En ce qui concerne le programme de construction des autres passes à poissons sur la Meuse belge, des
projets existent à Andenne, Ampsin-Neuville et Hastière.
Les passes existantes sont utilisées par de nombreuses espèces de poissons et pas uniquement par le
saumon. Ainsi, de 1999 à 2005, au moins 71.000 poissons appartenant à 35 espèces ont été interceptés dans les
échelles du barrage de Visé-Lixhe. Le suivi scientifique des nouvelles passes à poissons de Wallonie montre
d'ailleurs globalement des résultats très positifs.
Le fait que des saumons n'aient pas été interceptés en amont du barrage de Visé-Lixhe ne doit pas être
compris comme un manque de fonctionnalité des passes à poissons qui se trouvent en amont de ce barrage.

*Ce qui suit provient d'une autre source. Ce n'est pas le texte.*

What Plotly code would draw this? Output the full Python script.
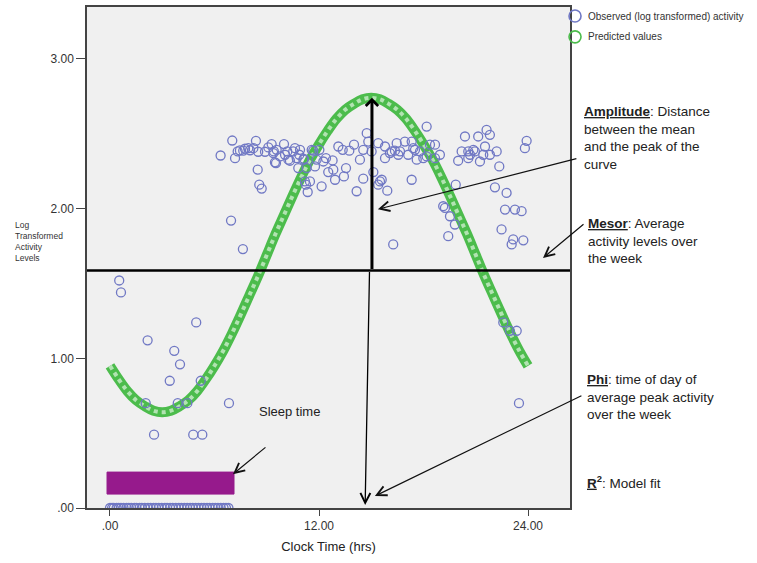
import plotly.graph_objects as go

# ---------------- data ----------------
obs_hours = [
    0.53, 0.63, 2.16, 3.69, 4.02, 4.95, 3.43, 5.21, 2.05, 3.89, 4.44, 6.83, 2.53, 4.78, 5.30, 7.63, 6.95,
    6.35, 7.02, 7.18, 7.33, 7.46, 7.65, 7.75, 7.94, 8.04, 8.23, 8.38, 8.48, 8.51, 8.57, 8.71, 8.90,
    9.09, 9.28, 9.38, 9.41, 9.47, 9.53, 9.57, 9.76, 9.99, 10.05, 10.18, 10.24, 10.33, 10.52, 10.62,
    10.72, 10.81, 10.87, 10.91, 11.10, 11.14, 11.19, 11.25, 11.29, 11.35, 11.48, 11.58, 11.67, 11.77,
    11.86, 12.02, 12.15, 12.25,
    12.40, 12.53, 12.78, 12.82, 12.92, 13.11, 13.36, 13.43, 13.55, 13.74, 14.01, 14.16, 14.35, 14.54,
    14.54, 14.74, 14.83, 15.02, 15.12, 15.40, 15.40, 15.50, 15.60, 15.79, 15.79, 15.92, 16.07, 16.17,
    16.26, 16.36, 16.46, 16.55, 16.65, 16.93, 17.12, 17.32, 17.32, 17.41, 17.51, 17.61, 17.80, 17.99,
    18.18, 18.18, 18.37, 18.66, 18.66, 18.94,
    19.13, 19.23, 19.42, 19.52, 19.80, 19.85, 19.99, 20.19, 20.38, 20.57, 20.57, 20.67, 20.86, 20.95,
    21.14, 21.24, 21.43, 21.53, 21.62, 21.81, 21.81, 22.10, 22.20, 22.35, 22.48, 22.68, 22.77, 23.06,
    23.15, 23.25, 23.63, 23.73, 23.82, 23.92, 22.58, 22.96, 23.35, 23.48,
]
obs_values = [
    1.52, 1.44, 1.12, 1.05, 0.96, 1.24, 0.85, 0.85, 0.70, 0.70, 0.70, 0.70, 0.49, 0.49, 0.49, 1.73, 1.92,
    2.355, 2.455, 2.337, 2.382, 2.389, 2.387, 2.40, 2.404, 2.39, 2.404, 2.453, 2.26, 2.38, 2.16, 2.134, 2.38,
    2.409, 2.431, 2.371, 2.382, 2.309, 2.304, 2.393, 2.349, 2.431, 2.36, 2.382, 2.327, 2.32, 2.382, 2.404,
    2.337, 2.271, 2.36, 2.393, 2.327, 2.333, 2.182, 2.16, 2.271, 2.111, 2.182, 2.393, 2.387, 2.282,
    2.327, 2.393, 2.149, 2.315,
    2.337, 2.244, 2.322, 2.26, 2.193, 2.415, 2.393, 2.215, 2.271, 2.387, 2.427, 2.116, 2.327, 2.20,
    2.393, 2.504, 2.448, 2.382, 2.244, 2.437, 2.16, 2.182, 2.193, 2.337, 2.415, 2.12, 2.371, 2.382,
    1.761, 2.387, 2.437, 2.36, 2.382, 2.448, 2.36, 2.193, 2.448, 2.404, 2.393, 2.327, 2.382, 2.337,
    2.548, 2.349, 2.427, 2.427, 2.337, 2.36,
    2.016, 2.005, 1.816, 1.949, 1.894, 2.16, 2.32, 2.382, 2.482, 2.382, 2.337, 2.36, 2.393, 2.382,
    2.482, 2.315, 2.36, 2.415, 2.526, 2.493, 2.36, 2.142, 2.382, 2.282, 1.861, 1.994, 2.105, 1.761,
    1.794, 1.994, 1.983, 1.788, 2.404, 2.453, 1.24, 1.184, 1.184, 0.70,
]

zero_hours = [
    0.0, 0.12, 0.22, 0.38, 0.5, 0.63, 0.78, 0.95, 1.08, 1.22, 1.4, 1.52, 1.7, 1.83, 2.0, 2.18,
    2.33, 2.5, 2.64, 2.8, 2.97, 3.15, 3.28, 3.45, 3.6, 3.78, 3.95, 4.1, 4.27, 4.43, 4.6, 4.75,
    4.92, 5.08, 5.25, 5.4, 5.57, 5.72, 5.9, 6.05, 6.2, 6.36, 6.52, 6.66, 6.8,
]
zero_values = [0.0] * len(zero_hours)

pred_hours = [
    0, 0.5, 1, 1.5, 2, 2.5, 3, 3.5, 4, 4.5, 5, 5.5, 6, 6.5, 7, 7.5, 8, 8.5, 9, 9.5, 10, 10.5, 11,
    11.5, 12, 12.5, 13, 13.5, 14, 14.5, 15, 15.5, 16, 16.5, 17, 17.5, 18, 18.5, 19, 19.5, 20, 20.5,
    21, 21.5, 22, 22.5, 23, 23.5, 24,
]
pred_values = [
    0.95, 0.86, 0.78, 0.72, 0.68, 0.65, 0.64, 0.65, 0.68, 0.72, 0.78, 0.86, 0.95, 1.05, 1.165, 1.29,
    1.42, 1.55, 1.69, 1.83, 1.96, 2.09, 2.215, 2.33, 2.43, 2.52, 2.60, 2.66, 2.70, 2.73, 2.74, 2.73,
    2.70, 2.66, 2.60, 2.52, 2.43, 2.33, 2.215, 2.09, 1.96, 1.83, 1.69, 1.55, 1.42, 1.29, 1.165, 1.05,
    0.95,
]

mesor = 1.587
peak_hour = 15.04
peak_value = 2.74
sleep_start, sleep_end = -0.17, 7.12

x_tickvals = [0, 12, 24]
x_ticktext = [".00", "12.00", "24.00"]
y_tickvals = [0, 1, 2, 3]
y_ticktext = [".00", "1.00", "2.00", "3.00"]

# ---------------- styling ----------------
FONT = "Arial, Liberation Sans, Helvetica, sans-serif"
BLUE = "#7078C4"
GREEN = "#4CBC4C"
GREEN_LIGHT = "#B2E3B2"
TXT = "#222222"

fig = go.Figure()

# predicted curve (band of rings)
fig.add_trace(go.Scatter(x=pred_hours, y=pred_values, mode="lines",
                         line=dict(color=GREEN, width=10, shape="spline"),
                         showlegend=False, hoverinfo="skip"))
fig.add_trace(go.Scatter(x=pred_hours, y=pred_values, mode="lines",
                         line=dict(color=GREEN_LIGHT, width=4, shape="spline", dash="dot"),
                         showlegend=False, hoverinfo="skip"))

# observed
fig.add_trace(go.Scatter(x=obs_hours + zero_hours, y=obs_values + zero_values, mode="markers",
                         marker=dict(symbol="circle-open", size=9, color=BLUE,
                                     line=dict(width=1.3, color=BLUE)),
                         cliponaxis=True, showlegend=False))

shapes = []
# sleep bar
shapes.append(dict(type="rect", xref="x", yref="y", x0=sleep_start, x1=sleep_end, y0=0.093, y1=0.24,
                   fillcolor="#961A8C", line=dict(width=1, color="#961A8C"), layer="above"))
# mesor line
shapes.append(dict(type="line", xref="paper", yref="y", x0=0, x1=1, y0=mesor, y1=mesor,
                   line=dict(color="black", width=2.5), layer="above"))
# legend circles
for yp, col in [(0.982, BLUE), (0.9404, GREEN)]:
    shapes.append(dict(type="circle", xref="paper", yref="paper", xsizemode="pixel", ysizemode="pixel",
                       xanchor=1.0104, yanchor=yp, x0=-6, x1=6, y0=-6, y1=6,
                       line=dict(color=col, width=1.6)))

annotations = []
# amplitude thick arrow
annotations.append(dict(x=peak_hour, y=peak_value, ax=peak_hour, ay=mesor, xref="x", yref="y",
                        axref="x", ayref="y", text="", showarrow=True, arrowhead=4,
                        arrowwidth=3, arrowsize=0.8, arrowcolor="black"))
# phi thin arrow
annotations.append(dict(x=14.65, y=0.02, ax=14.9, ay=mesor, xref="x", yref="y",
                        axref="x", ayref="y", text="", showarrow=True, arrowhead=5,
                        arrowwidth=1.3, arrowsize=1.5, arrowcolor="black"))
# pointer arrows (head in data coords, tail offset in px)
for hx, hy, ax, ay in [(15.38, 1.996, 200, -51), (24.86, 1.67, 42, -35),
                       (15.21, 0.08, 208, -101), (7.06, 0.226, 34, -28)]:
    annotations.append(dict(x=hx, y=hy, ax=ax, ay=ay, xref="x", yref="y", text="",
                            showarrow=True, arrowhead=5, arrowwidth=1.2, arrowsize=1.6,
                            arrowcolor="#111111"))
# sleep label
annotations.append(dict(x=8.44, y=0.645, xref="x", yref="y", text="Sleep time", showarrow=False,
                        xanchor="left", yanchor="middle", font=dict(family=FONT, size=13, color=TXT)))
# side texts
side = [
    (1.0248, 0.811, "top", "<b><u>Amplitude</u></b>: Distance<br>between the mean<br>and the peak of the<br>curve"),
    (1.033, 0.5865, "top", "<b><u>Mesor</u></b>: Average<br>activity levels over<br>the week"),
    (1.031, 0.2764, "top", "<b><u>Phi</u></b>: time of day of<br>average peak activity<br>over the week"),
    (1.031, 0.0517, "middle", "<b><u>R</u><sup>2</sup></b>: Model fit"),
]
for xp, yp, ya, t in side:
    annotations.append(dict(x=xp, y=yp, xref="paper", yref="paper", text=t, showarrow=False,
                            xanchor="left", yanchor=ya, align="left",
                            font=dict(family=FONT, size=13.5, color=TXT)))
# legend texts
for yp, t in [(0.982, "Observed (log transformed) activity"), (0.9404, "Predicted values")]:
    annotations.append(dict(x=1.033, y=yp, xref="paper", yref="paper", text=t, showarrow=False,
                            xanchor="left", yanchor="middle", font=dict(family=FONT, size=10, color="#333")))
# y-axis title
annotations.append(dict(x=-0.153, y=0.531, xref="paper", yref="paper",
                        text="Log<br>Transformed<br>Activity<br>Levels", showarrow=False,
                        xanchor="left", yanchor="middle", align="left",
                        font=dict(family=FONT, size=8.5, color="#333")))

fig.update_layout(
    width=757, height=563,
    margin=dict(l=87, r=187, t=5, b=55),
    paper_bgcolor="white", plot_bgcolor="#F0F0F0",
    font=dict(family=FONT, color="#333"),
    showlegend=False,
    shapes=shapes, annotations=annotations,
    xaxis=dict(range=[-1.32, 26.41], tickvals=x_tickvals, ticktext=x_ticktext, ticks="outside",
               ticklen=6, tickcolor="#444", showgrid=False, zeroline=False, showline=True,
               mirror=True, linecolor="#444", linewidth=1.5, tickfont=dict(size=12, color="#333"),
               title=dict(text="Clock Time (hrs)", font=dict(size=13, color="#222"), standoff=10)),
    yaxis=dict(range=[0, 3.347], tickvals=y_tickvals, ticktext=y_ticktext, ticks="outside",
               ticklen=9, tickcolor="#444", showgrid=False, zeroline=False, showline=True,
               mirror=True, linecolor="#444", linewidth=1.5, tickfont=dict(size=12, color="#333")),
)

fig.write_html("out.html", config={"displayModeBar": False},
               post_script="document.body.style.margin='0px';document.body.style.overflow='hidden';")
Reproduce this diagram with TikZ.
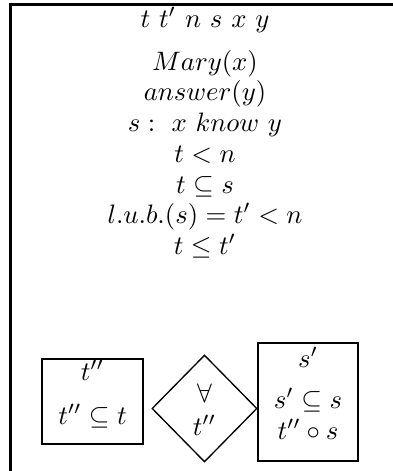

Il s'explique très simplement par le fait que tous les saumons remontant dans l'échelle à poissons de Lixhe
sont interceptés pour le suivi scientifique et pour être reproduits artificiellement par le Service de la Pêche, les
alevins étant ensuite remis dans les rivières wallonnes.
Ces poissons adultes n'ont donc pas pour l'instant la possibilité de remonter plus en amont et ce n'est le
signe d'aucun manque de fonctionnalité des échelles situées en amont. En fonction du nombre de saumons à la
remontée et dès l'accessibilité des frayères naturelles sur l'Ourthe, cette politique sera adaptée.
M. Philippe Fontaine (MR). – Je vous remercie pour la précision de votre réponse notamment en ce qui
concerne la destination des saumons qui apparemment n'iront pas plus loin que Lixhe.
Je suppose que l'objectif
final est de faire en sorte que les saumons viennent un jour frayer dans nos cours d'eau.
Il est par ailleurs important que les différentes passes à poisson promises soient mises en place.